La sanación interior
En la infancia, los padres, muchas veces, hacen de escudo para que los hijos no sufran. Pero llega un momento en la vida en que nos alcanza el verdadero dolor, y allí no están mamá y papá para cubrirnos. De niño, si te caías de la bicicleta, te raspabas la rodilla y, en una semana, aquello había pasado. De mayor, te visitan dolores que vienen para quedarse.
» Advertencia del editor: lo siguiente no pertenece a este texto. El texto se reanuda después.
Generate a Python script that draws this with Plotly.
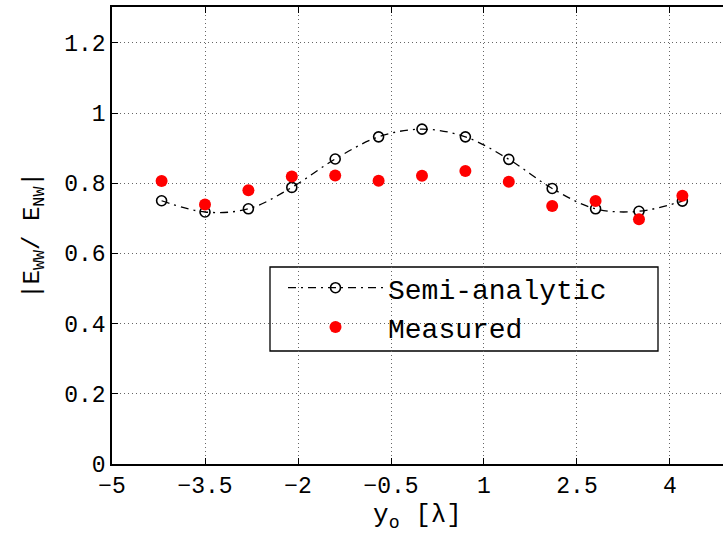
import plotly.graph_objects as go

# Data
y0 = [-4.2, -3.5, -2.8, -2.1, -1.4, -0.7, 0.0, 0.7, 1.4, 2.1, 2.8, 3.5, 4.2]
semi_analytic = [0.750, 0.718, 0.727, 0.788, 0.869, 0.932, 0.954, 0.932, 0.868, 0.785, 0.727, 0.720, 0.749]
measured = [0.806, 0.739, 0.780, 0.819, 0.822, 0.807, 0.821, 0.835, 0.804, 0.735, 0.749, 0.697, 0.764]
x_ticks = [-5, -3.5, -2, -0.5, 1, 2.5, 4]
x_tick_text = ["\u22125", "\u22123.5", "\u22122", "\u22120.5", "1", "2.5", "4"]
y_ticks = [0, 0.2, 0.4, 0.6, 0.8, 1.0, 1.2]
y_tick_text = ["0", "0.2", "0.4", "0.6", "0.8", "1", "1.2"]

FONT = "Liberation Mono, Courier New, monospace"

fig = go.Figure()
fig.add_trace(go.Scatter(
    x=y0, y=semi_analytic, name="Semi-analytic",
    mode="lines+markers",
    line=dict(color="black", width=1.3, dash="8px,5px,2px,5px", shape="spline", smoothing=1.0),
    marker=dict(symbol="circle-open", size=10, color="black", line=dict(width=1.6, color="black")),
))
fig.add_trace(go.Scatter(
    x=y0, y=measured, name="Measured",
    mode="markers",
    marker=dict(symbol="circle", size=12, color="#ff0000"),
))

fig.add_shape(type="rect", xref="paper", yref="paper",
              x0=(270 - 112) / 611, x1=(658 - 112) / 611,
              y0=(464 - 351) / 457, y1=(464 - 267) / 457,
              line=dict(color="black", width=1.3), fillcolor="white", layer="between")

fig.update_layout(
    width=723, height=535,
    margin=dict(l=112, r=0, t=7, b=71),
    paper_bgcolor="white", plot_bgcolor="white",
    font=dict(family=FONT, color="black", size=23),
    showlegend=True,
    legend=dict(
        x=(283 - 112) / 611, y=(464 - 263) / 457, xanchor="left", yanchor="top",
        bgcolor="rgba(0,0,0,0)", borderwidth=0,
        font=dict(family=FONT, size=28, color="black"),
        itemwidth=95,
    ),
    xaxis=dict(
        range=[-5, 4.855],
        tickmode="array", tickvals=x_ticks, ticktext=x_tick_text,
        ticks="inside", ticklen=6, tickwidth=1, tickcolor="black",
        showline=True, linecolor="black", linewidth=1.5, mirror="ticks",
        showgrid=True, gridcolor="#666666", gridwidth=1, griddash="1px,3px",
        zeroline=False,
        tickfont=dict(family=FONT, size=23),
        title=dict(text="y<sub>o</sub> [\u03bb]", font=dict(family=FONT, size=26), standoff=4),
    ),
    yaxis=dict(
        range=[0, 1.302],
        tickmode="array", tickvals=y_ticks, ticktext=y_tick_text,
        ticks="inside", ticklen=6, tickwidth=1, tickcolor="black",
        showline=True, linecolor="black", linewidth=1.5, mirror=False,
        showgrid=True, gridcolor="#666666", gridwidth=1, griddash="1px,3px",
        zeroline=False,
        tickfont=dict(family=FONT, size=23),
        title=dict(text="|E<sub>WW</sub>/ E<sub>NW</sub>|", font=dict(family=FONT, size=24), standoff=18),
    ),
)

fig.write_html("out.html")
Vete en paz y queda curada de tu enfermedad. Si Cristo sanó enfermedades corporales, aquello era símbolo de la verdadera sanación: la interior. A quien ama a Jesús, la enfermedad, si no resulta sanada, lo lleva al cielo. Pero las heridas más sangrantes son las del corazón y el alma.
Soledad, angustia, preocupación… Eso nos mata por dentro. Y entonces nos arrodillamos ante el crucifijo, y encontramos al Compañero. El corazón traspasado del Señor aquieta nuestro corazón afligido y, de repente, nos sorprendemos diciendo: «¡Da gusto sufrir contigo, Jesús!»
¿Y qué te diré de las heridas del alma, los pecados? Nos postramos ante el sacerdote, y, en cada absolución, la sangre de Cristo nos purifica. Salimos como niños recién nacidos.
Por eso aclamamos: «¡Tú que has sido enviado a sanar los corazones afligidos!»